Finding an expert on certain knowledge can be hard for organizations. This is where a good expert finding algorithm comes into play. In this example, you'll find an expert finder that matches experts to articles based on the content that the experts wrote.
The process has two parts to it. First, we need to build an expert profile based on the content written by the expert. This part of the process has two steps:
- First, when an article gets published it's encoded using an embedding model and stored in the vector database.
- Next, we'll take all the embeddings from the published articles of the expert and dot multiply them so that we get the embedding profile for the expert.
Next time we display an article, we take the embedding vector for the article and find the K nearest embedding vectors for the article in the authors vector database. These authors are considered experts for the purpose of the expert finder.
Prepare the application by creating a .env
file with the following content:
SQL_PASSWORD=<your-password>
After creating the .env
file, navigate to the src/ExpertFinder
folder and use the following command to set up
a connection to the SQL server instance:
dotnet user-secrets set "ConnectionStrings:DefaultDatabase" "data source=127.0.0.1;initial catalog=expertfinder;user id=sa;password=<your-password>;trust server certificate=true"
This will configure the connection string.

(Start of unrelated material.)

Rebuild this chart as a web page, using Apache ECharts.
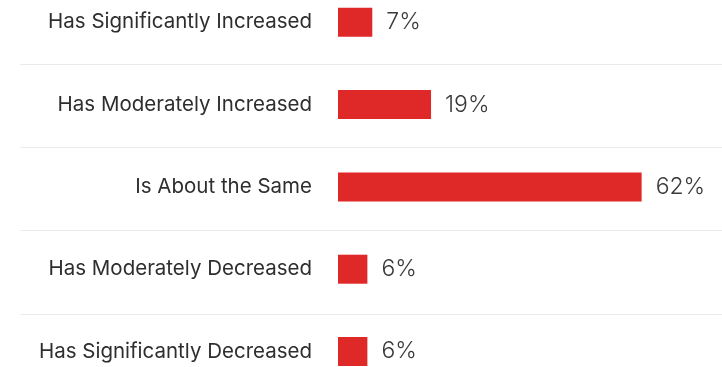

Next, start the databases using the following command:
docker compose up -d
After starting the databases, start the application by running the following command from the src/ExpertFinder
directory:
dotnet run
The application uses GraphQL to make querying various pieces of information easier. You can access the GraphQL interface
going to http://localhost:5229/graphql
. It will show you a GraphQL editor to make queries against the application.
This section covers how to modify the code to suit your own needs.
The structure for the application looks like this:
+---src
+---ExpertFinder
+---Data Contains the Database context class
+---GraphQL
| +---Articles Contains the queries and mutations for articles
| +---Users Contains the queries and mutations for users
+---Migrations Contains the database migrations
+---Models Contains the application models
For the purpose of the example, I've opted to re-calculate the embeddings for a user synchronously. This is not ideal in production as the process is quite slow as the amount of content grows over time. You'll want to offload the recalculation to a background process.
Right now, the embedding profile takes all articles written by the user into account. This is usually not what you want. I've used decay functions to fade-out older articles in the past. You'll have to come up with your own mechanism to control how much value older content provides to the expert results.
You can use the same ideas that I used here to come up with recommended articles based on the semantic similarity between the current article and articles in the vector database.
Another use case could be recommended articles in general. For general recommendations you'll have to build a user profile based on the user likes and then find similar articles in the vector database based on the embedding profile you built.